The pump industry faces a challenge in keeping up with changing efficiency regulations. Programs such as the Hydraulic Institute (HI) Pump Test Lab Approval (PTLA) are helping companies adhere to these standards. Here, we see how Hydro, Inc. made history with the first HI PTLA certification.
Written by: Michelle Segrest
Publisher: World Pumps / June 2016
With an engineering first approach, Chicago’s Hydro, Inc., proves the impact of redesigned and engineered pumps by testing their real-time hydraulic and mechanical performance at its state-of-the-art Test Lab. It is in the 46,000-square-foot- facility that Hydro develops and implements engineering modifications for improving the performance of critical pumps and then verifies that performance in the lab.
Thanks to high-quality capabilities in testing vertical, horizontal, and submersible pumps, Hydro made history in September 2015 by becoming the first recipient of full certification of the new Hydraulic Institute Pump Test Lab Approval program.
This new industry standard is designed to assist pump OEMs and other pump test laboratories to improve their current laboratory procedures and policies by working with a third-party auditor to develop and maintain accurate, uniform and repeatable pump testing protocols. The program also helps participating organizations adhere to the requirements of the international test laboratory accreditation standard (ISO 17025) concerning test measurement equipment.

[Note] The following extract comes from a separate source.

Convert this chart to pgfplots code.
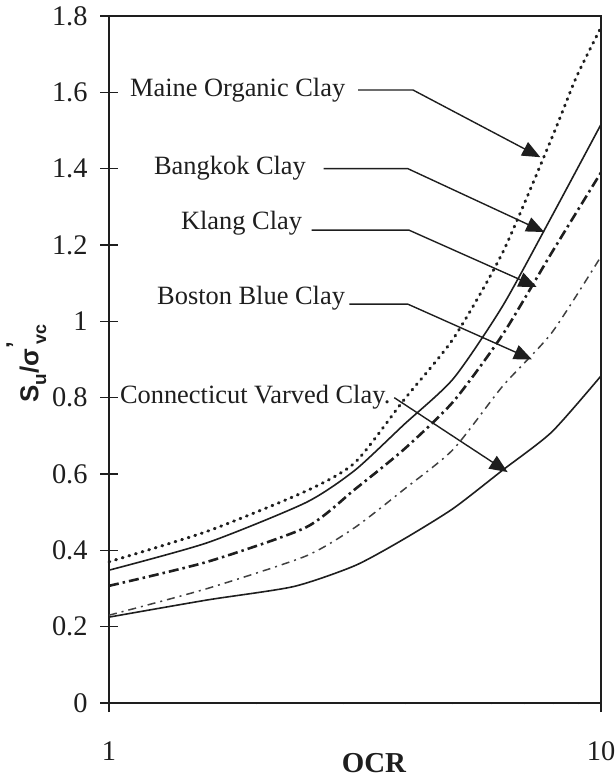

“Hydro’s test lab is unique because it was designed to support the aftermarket by having the flexibility to test a wide range and variety of custom engineered pumps,” said George Harris, Hydro CEO and Founder. “Since it is not incorporated in a plant which manufactures new pump production, as is the case with many large OEMs, it is possible to test a customer’s pump in 1-to-3 weeks lead time. This is very important because customers who need a certified test, need the pump tested quickly.”
Since it opened in 2010, Hydro’s 5,000-Horsepower Test Lab has helped to troubleshoot problems with pumps in the field by isolating the pump from its system in a controlled environment to simulate field conditions in a safe manner.
“Hydro remains independent of the constraints that can be imposed by relying on existing hydraulic designs and manufacturers’ predicted performance curves,” said Jeff Johnson, Vice President, Hydro, Inc., a 41-year industry veteran who was instrumental in the design and construction of Hydro’s Test Lab. “All of these efforts ultimately lead to a more reliable and well understood pump performance.”